Microcontroller power supply

batteriesmicrocontroller

I am doing my mini project on atmel AT89C51 . But I face problems in power supply. Since to test my project,I created a power supply of 5V for the microcontroller, motor driver ic L293D, and two dc geared motor. The circuit is:

230V > transformer (230/8v) > 8vac > bridge rectifier circuit > 1000microfard capacitor 25v( parallel). > voltage regulator L7805 > 220 microfarad,63v(parallel)

And the out is taken across this capacitor. I dont know whether I could use a 63v cap for 5v needs. I do because it was only available.

When this supply is given to microcontroller Vcc , it is not responding. And when I checked this power supply using multimeter, I noted that this 5vdc power supply also contains 10vac!
I also checked this with a 9v dc battery, same here too.
WHY A DC SOURCE OR A BATTERY CONTAINS AC CONTENT???
Is this causing microcontroller problems?

Best Answer

Cheap multimeters will read DC as approximately double on an AC range. Almost certainly, if your multimeter is cheap it will do this. Try measuring a battery and see what you get....

When measuring AC voltages, the signal is rectified and averaged to "create" a DC value. The circuit that converts an analogue signal to a digital number works with steady DC values and the rectifier and averager circuit provide this. So, if an AC signal were 10V RMS, after rectification and averaging it would yield a DC value of about half i.e. 5V.

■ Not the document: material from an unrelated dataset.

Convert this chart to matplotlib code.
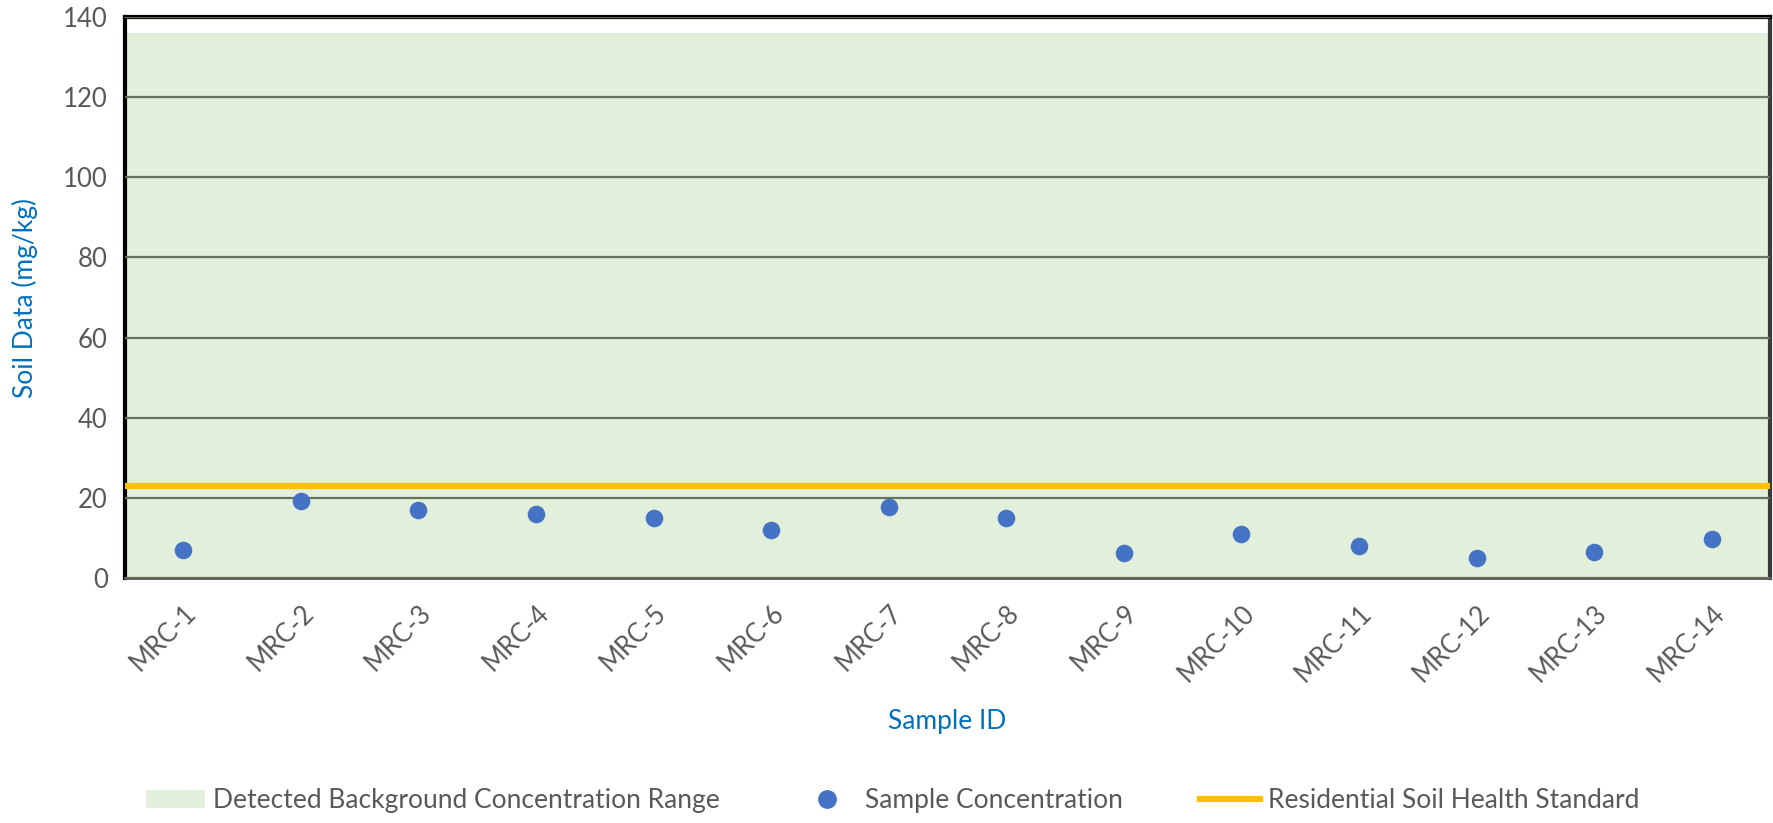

If you fed 5V DC into your meter (on AC ranges), it would be rectified and smoothed and would still be 5V. So now you have 10 VRMS and 5 VDC both being processed to the same value. Of course, on AC, the clever little circuits know that they need to compensate the numbers they have read and, in effect, they double the numbers to make AC readings accurate but this has the effect of making you think that there are serious levels of AC on a perfectly stable DC supply.